C/C++ compiler by Comeau Computing

Comeau C/C++ was a compiler for C and C++ produced by Comeau Computing. Comeau C/C++ was once described as the most standards-conformant C++ compiler. In 2006-2008 it was described as the only mainstream C++ compiler to fully support the export keyword for exported templates.

== Design ==
The compiler supported several dialects of both the C and C++ languages. It came with its own version of the C++ Standard Library, libcomo, that was based on the C++ Standard Library from Silicon Graphics, but could also be used with the Dinkumware C Standard Library.

The compiler was based on the Edison Design Group C++ frontend, also utilized in the Intel C++ Compiler. Rather than produce an executable directly, Comeau C/C++ would output C code and required a separate C compiler in order to produce the final program.
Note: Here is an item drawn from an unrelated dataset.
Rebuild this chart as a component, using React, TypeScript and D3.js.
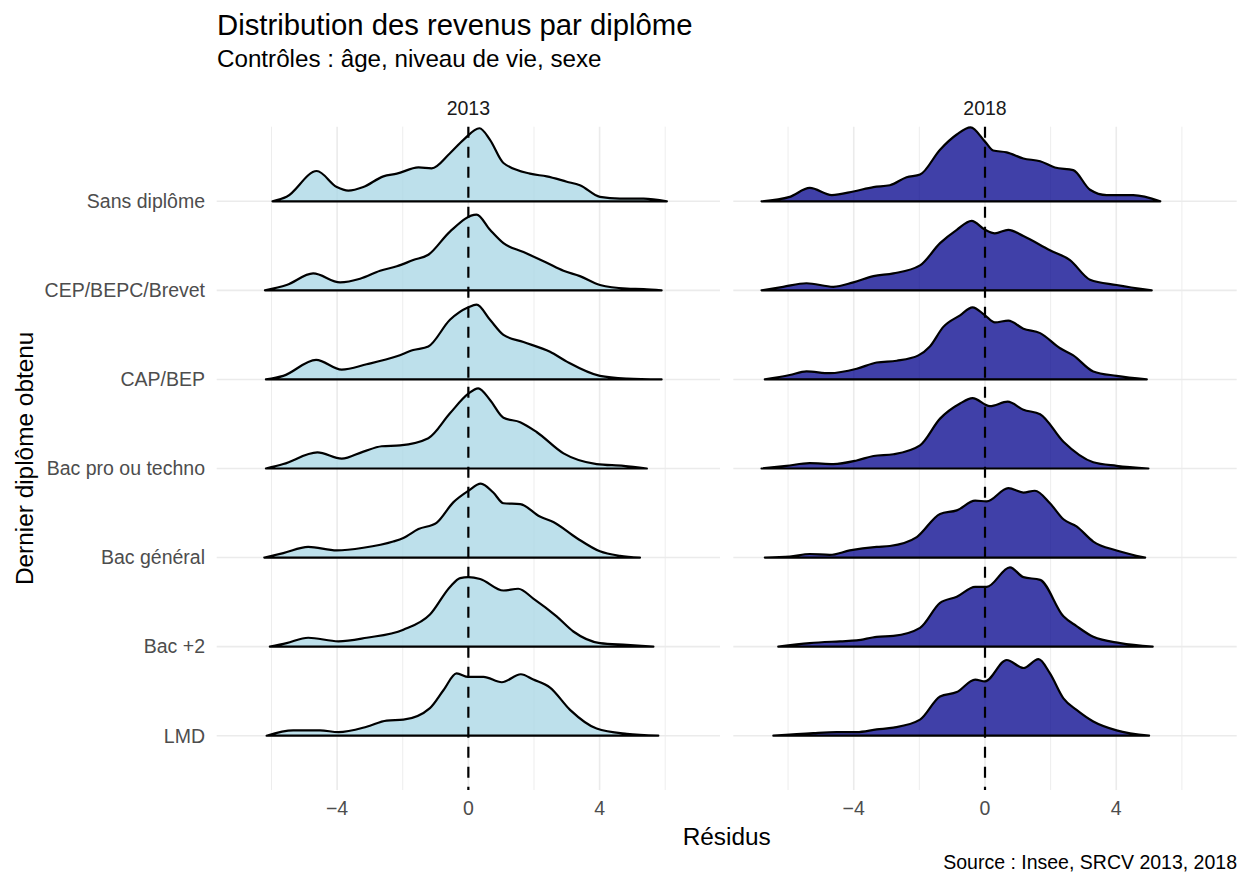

The Comeau C/C++ compiler could employ several back ends.

Comeau C/C++ supported exported templates, which no other compiler was known to support. This was a feature that allowed templated symbols to be defined external of their declaration. It introduced the export keyword in the context of templates with C++03, but this feature was removed from C++ in C++11. The keyword was later reintroduced with more general application in C++20 with the introduction of modules.

== Standards compliance ==
Comeau Computing was a founding member of the C++ committee. Comeau Computing's CEO, Greg Comeau, provided one of the early ports of cfront to the PC.

== Distribution ==
A limited-function version of the compiler, which allowed one to compile source code and view any resulting error messages, but not to produce executable programs, was once available from the company's web site.

The compiler was available for purchase for both Unix and Microsoft Windows platforms. Comeau also offered custom ports to other platforms, albeit at a substantially increased cost.

== Status ==
The compiler was last updated October 6, 2008 featuring version 4.3.10.1 Beta 2.

As of September 2017, version 4.3.10.1 remains in beta. The company website appears to have been sold to an unrelated SEO spammer.